* **Aim of the task**
Below are the records; give again exactly the lines from the one containing "Recreate this image" through the one containing "W, H = 294, 300", leaving out pictures.

** start of Raw data **

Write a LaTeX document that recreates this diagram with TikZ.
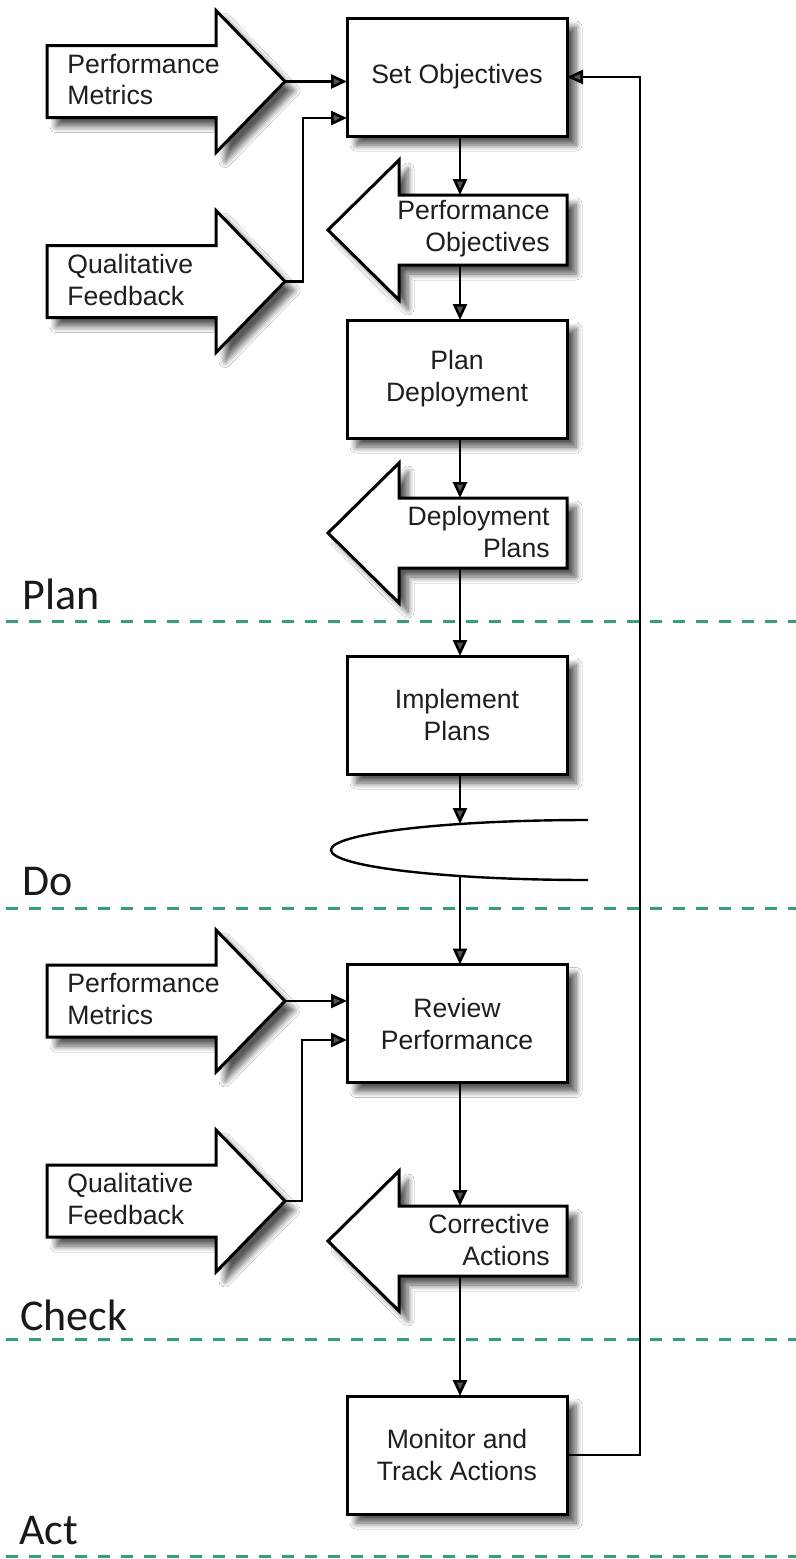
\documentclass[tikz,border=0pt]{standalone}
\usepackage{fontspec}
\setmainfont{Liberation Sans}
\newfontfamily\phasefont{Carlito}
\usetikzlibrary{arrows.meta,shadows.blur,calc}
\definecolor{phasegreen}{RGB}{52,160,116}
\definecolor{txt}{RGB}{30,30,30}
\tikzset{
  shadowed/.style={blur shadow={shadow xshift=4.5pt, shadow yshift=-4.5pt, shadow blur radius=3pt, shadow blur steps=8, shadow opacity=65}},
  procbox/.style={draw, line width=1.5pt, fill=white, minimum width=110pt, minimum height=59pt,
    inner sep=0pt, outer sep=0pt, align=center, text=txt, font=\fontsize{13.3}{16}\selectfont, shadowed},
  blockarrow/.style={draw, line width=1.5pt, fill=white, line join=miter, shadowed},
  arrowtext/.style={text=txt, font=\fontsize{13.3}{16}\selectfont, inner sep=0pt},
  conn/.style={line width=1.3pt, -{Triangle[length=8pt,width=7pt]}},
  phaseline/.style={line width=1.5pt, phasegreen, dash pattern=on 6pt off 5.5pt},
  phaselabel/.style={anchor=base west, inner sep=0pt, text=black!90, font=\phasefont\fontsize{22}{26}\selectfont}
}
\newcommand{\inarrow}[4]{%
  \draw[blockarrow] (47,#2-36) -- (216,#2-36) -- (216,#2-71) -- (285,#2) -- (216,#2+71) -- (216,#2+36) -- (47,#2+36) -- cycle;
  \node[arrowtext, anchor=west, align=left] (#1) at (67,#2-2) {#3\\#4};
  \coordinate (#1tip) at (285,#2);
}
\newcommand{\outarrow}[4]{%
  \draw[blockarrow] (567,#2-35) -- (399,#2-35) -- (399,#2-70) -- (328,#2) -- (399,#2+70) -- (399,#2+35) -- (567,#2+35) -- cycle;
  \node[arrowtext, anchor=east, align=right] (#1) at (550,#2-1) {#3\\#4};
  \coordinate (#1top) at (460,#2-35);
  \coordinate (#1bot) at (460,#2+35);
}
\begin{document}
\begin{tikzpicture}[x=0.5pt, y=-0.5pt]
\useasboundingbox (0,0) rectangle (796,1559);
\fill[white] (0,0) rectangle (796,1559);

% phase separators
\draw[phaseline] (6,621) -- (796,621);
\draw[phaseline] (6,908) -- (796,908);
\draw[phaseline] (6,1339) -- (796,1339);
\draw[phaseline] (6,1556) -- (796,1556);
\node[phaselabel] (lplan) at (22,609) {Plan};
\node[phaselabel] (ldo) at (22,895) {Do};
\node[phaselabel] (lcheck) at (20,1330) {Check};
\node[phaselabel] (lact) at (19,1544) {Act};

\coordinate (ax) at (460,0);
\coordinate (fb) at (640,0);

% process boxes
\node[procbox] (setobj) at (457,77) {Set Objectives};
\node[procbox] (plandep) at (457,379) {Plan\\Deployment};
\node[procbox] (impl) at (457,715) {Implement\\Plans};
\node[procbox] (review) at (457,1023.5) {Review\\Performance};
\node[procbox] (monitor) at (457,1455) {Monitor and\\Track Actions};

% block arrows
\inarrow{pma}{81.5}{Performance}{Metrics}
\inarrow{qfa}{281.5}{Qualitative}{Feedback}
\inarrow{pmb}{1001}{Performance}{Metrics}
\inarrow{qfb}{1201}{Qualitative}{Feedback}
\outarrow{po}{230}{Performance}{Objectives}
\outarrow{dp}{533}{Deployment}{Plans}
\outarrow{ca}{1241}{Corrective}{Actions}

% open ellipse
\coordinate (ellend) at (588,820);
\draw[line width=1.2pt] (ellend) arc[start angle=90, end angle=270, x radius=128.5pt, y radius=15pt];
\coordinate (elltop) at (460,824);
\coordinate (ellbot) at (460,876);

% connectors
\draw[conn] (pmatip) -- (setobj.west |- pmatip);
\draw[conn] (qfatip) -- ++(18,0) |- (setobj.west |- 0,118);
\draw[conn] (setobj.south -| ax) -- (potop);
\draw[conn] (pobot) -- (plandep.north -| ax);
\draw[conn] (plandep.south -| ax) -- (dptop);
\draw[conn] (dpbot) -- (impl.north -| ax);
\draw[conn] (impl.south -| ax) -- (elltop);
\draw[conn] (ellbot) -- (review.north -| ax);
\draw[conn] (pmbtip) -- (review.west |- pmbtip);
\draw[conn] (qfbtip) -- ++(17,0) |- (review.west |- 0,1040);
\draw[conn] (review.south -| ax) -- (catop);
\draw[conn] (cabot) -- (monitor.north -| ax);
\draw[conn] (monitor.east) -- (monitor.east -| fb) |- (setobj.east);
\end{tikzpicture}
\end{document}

** end of Raw data **
** start of Raw data **

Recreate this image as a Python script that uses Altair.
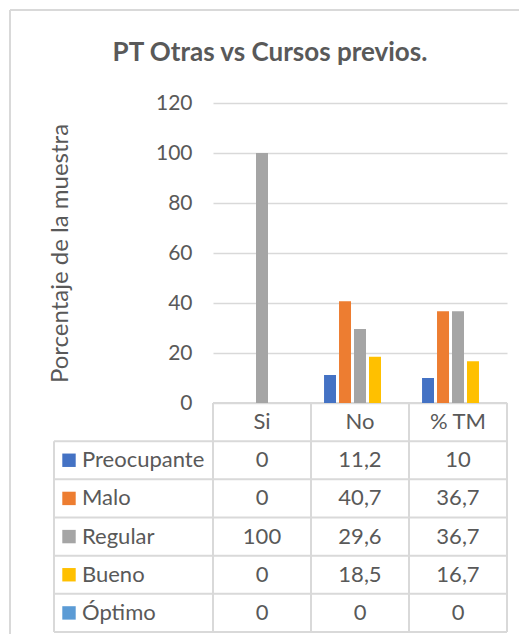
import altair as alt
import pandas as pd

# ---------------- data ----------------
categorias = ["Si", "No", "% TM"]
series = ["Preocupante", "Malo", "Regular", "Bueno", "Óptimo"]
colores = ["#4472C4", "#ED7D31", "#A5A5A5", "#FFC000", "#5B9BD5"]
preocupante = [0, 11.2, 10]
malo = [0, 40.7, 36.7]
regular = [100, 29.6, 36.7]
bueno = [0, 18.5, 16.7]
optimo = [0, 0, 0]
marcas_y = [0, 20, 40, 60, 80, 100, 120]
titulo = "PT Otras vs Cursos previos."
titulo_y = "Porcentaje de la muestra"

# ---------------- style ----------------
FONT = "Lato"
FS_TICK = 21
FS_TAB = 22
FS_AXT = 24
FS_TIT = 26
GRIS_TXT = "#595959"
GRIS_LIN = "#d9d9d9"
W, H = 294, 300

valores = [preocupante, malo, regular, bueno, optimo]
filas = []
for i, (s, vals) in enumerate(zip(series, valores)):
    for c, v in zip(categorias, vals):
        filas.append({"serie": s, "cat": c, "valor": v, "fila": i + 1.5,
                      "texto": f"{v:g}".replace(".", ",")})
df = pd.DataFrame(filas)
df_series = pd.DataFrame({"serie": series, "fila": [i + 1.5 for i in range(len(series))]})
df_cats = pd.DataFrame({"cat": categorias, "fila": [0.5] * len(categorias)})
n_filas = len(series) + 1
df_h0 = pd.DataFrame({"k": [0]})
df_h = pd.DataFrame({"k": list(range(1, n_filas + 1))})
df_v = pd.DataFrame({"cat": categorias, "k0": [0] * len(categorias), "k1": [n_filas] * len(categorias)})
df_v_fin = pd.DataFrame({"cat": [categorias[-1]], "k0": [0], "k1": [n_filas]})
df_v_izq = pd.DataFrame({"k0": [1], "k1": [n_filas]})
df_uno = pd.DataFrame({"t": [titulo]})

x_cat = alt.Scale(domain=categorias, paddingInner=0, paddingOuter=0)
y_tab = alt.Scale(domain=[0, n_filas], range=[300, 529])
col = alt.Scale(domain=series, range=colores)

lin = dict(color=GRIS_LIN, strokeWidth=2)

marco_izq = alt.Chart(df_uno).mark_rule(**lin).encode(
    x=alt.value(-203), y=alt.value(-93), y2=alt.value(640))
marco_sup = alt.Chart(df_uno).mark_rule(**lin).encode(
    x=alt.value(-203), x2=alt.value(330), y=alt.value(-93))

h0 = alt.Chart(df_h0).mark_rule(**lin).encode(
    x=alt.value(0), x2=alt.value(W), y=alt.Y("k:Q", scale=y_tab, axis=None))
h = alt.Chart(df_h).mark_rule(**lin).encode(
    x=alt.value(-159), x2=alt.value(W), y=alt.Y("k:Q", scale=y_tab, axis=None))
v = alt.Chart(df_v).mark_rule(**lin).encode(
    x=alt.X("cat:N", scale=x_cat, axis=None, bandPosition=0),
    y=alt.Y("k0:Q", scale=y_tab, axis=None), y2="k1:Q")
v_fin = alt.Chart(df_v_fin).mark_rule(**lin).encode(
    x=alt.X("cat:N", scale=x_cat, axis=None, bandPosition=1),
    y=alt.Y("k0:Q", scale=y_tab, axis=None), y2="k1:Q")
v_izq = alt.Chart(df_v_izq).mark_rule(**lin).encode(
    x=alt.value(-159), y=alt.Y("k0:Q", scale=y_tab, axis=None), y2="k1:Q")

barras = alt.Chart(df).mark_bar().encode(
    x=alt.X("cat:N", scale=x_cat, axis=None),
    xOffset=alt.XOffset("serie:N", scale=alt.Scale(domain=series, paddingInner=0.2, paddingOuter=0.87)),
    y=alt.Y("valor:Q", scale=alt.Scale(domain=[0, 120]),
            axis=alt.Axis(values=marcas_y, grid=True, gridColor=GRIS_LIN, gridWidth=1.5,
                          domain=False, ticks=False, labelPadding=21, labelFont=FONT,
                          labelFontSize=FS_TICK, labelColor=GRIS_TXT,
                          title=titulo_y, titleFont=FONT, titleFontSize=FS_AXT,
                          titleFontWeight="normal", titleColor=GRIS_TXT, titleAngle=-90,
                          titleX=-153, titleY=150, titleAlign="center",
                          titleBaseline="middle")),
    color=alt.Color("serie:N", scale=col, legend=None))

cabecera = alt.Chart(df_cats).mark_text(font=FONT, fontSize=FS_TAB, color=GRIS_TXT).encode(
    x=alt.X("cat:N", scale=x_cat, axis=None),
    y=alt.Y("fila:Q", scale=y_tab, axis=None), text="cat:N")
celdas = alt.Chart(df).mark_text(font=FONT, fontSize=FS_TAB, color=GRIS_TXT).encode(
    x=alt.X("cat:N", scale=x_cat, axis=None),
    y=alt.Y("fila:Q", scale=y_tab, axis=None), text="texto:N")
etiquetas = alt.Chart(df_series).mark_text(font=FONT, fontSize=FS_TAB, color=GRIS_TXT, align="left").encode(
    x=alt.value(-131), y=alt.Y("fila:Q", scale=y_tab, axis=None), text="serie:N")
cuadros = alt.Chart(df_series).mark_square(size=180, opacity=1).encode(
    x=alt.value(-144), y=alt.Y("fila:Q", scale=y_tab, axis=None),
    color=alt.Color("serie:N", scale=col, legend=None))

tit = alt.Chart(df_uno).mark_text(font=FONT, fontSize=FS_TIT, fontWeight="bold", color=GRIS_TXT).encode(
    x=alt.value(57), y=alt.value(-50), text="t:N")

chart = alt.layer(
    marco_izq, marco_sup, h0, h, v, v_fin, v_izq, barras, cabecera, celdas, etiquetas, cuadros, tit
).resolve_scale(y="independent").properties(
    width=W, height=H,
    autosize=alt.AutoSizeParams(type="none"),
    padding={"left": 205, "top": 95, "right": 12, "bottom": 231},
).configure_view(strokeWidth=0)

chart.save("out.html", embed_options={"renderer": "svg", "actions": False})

** end of Raw data **
** start of Raw data **

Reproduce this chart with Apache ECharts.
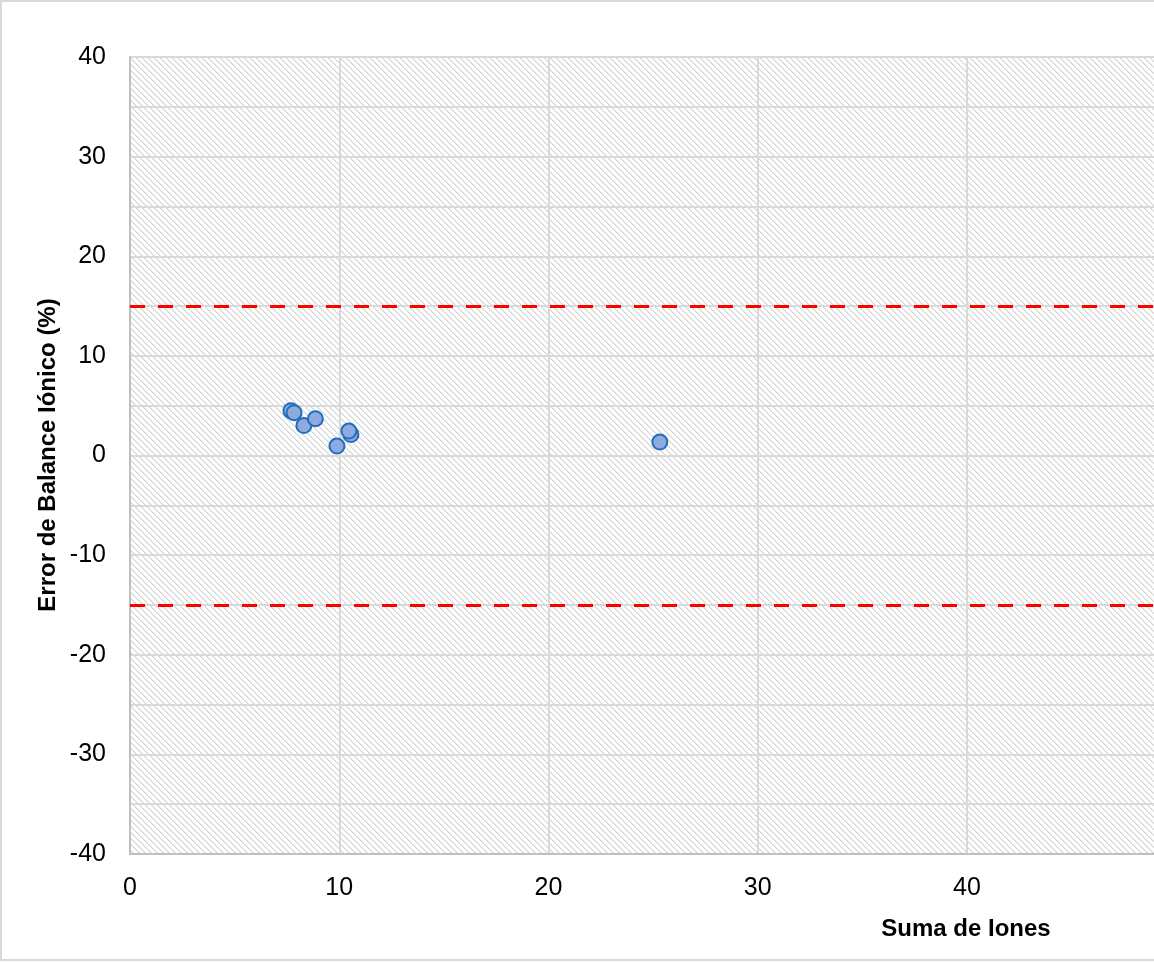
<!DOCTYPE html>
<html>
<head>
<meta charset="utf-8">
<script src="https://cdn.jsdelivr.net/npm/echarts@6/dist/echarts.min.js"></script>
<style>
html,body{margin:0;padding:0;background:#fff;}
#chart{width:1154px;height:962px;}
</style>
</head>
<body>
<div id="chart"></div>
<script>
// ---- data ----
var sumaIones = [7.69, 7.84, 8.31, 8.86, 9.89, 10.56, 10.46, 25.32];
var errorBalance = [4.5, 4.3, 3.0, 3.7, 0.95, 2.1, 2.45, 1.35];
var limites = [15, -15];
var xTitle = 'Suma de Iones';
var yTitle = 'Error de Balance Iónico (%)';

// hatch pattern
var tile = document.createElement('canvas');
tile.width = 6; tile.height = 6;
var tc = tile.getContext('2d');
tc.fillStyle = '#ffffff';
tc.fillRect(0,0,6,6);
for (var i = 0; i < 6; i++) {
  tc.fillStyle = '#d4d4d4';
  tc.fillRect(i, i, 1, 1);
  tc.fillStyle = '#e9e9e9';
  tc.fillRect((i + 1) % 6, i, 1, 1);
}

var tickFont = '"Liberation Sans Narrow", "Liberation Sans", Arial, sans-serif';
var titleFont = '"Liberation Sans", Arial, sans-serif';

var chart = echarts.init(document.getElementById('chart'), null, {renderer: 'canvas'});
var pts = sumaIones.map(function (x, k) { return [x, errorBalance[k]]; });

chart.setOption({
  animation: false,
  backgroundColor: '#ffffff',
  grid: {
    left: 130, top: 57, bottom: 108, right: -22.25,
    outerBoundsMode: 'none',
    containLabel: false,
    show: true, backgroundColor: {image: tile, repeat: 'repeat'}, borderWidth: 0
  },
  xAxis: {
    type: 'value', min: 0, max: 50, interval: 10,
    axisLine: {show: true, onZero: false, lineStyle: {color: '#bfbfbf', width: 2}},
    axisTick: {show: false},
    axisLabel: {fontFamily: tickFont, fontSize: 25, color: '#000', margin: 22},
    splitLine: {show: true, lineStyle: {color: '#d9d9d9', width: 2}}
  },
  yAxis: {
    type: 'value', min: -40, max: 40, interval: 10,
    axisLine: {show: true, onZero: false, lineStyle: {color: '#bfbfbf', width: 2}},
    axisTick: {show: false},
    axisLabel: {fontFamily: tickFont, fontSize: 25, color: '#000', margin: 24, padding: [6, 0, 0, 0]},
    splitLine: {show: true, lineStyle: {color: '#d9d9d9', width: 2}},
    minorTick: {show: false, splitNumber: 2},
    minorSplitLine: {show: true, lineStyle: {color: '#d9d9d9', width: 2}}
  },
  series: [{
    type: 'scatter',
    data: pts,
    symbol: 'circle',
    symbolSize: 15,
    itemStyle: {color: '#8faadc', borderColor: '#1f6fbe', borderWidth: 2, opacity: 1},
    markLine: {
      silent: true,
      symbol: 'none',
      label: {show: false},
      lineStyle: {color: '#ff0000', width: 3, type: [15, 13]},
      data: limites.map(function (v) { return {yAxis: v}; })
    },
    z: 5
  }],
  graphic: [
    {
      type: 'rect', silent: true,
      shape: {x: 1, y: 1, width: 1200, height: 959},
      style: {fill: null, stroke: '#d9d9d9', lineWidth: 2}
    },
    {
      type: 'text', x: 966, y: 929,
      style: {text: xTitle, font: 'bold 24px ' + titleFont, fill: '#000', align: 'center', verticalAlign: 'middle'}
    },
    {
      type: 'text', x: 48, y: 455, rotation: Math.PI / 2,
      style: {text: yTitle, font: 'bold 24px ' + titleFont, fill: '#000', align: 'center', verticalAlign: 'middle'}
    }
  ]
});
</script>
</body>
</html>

** end of Raw data **

* **Solution for this problem**
Recreate this image as a Python script that uses Altair.
import altair as alt
import pandas as pd

# ---------------- data ----------------
categorias = ["Si", "No", "% TM"]
series = ["Preocupante", "Malo", "Regular", "Bueno", "Óptimo"]
colores = ["#4472C4", "#ED7D31", "#A5A5A5", "#FFC000", "#5B9BD5"]
preocupante = [0, 11.2, 10]
malo = [0, 40.7, 36.7]
regular = [100, 29.6, 36.7]
bueno = [0, 18.5, 16.7]
optimo = [0, 0, 0]
marcas_y = [0, 20, 40, 60, 80, 100, 120]
titulo = "PT Otras vs Cursos previos."
titulo_y = "Porcentaje de la muestra"

# ---------------- style ----------------
FONT = "Lato"
FS_TICK = 21
FS_TAB = 22
FS_AXT = 24
FS_TIT = 26
GRIS_TXT = "#595959"
GRIS_LIN = "#d9d9d9"
W, H = 294, 300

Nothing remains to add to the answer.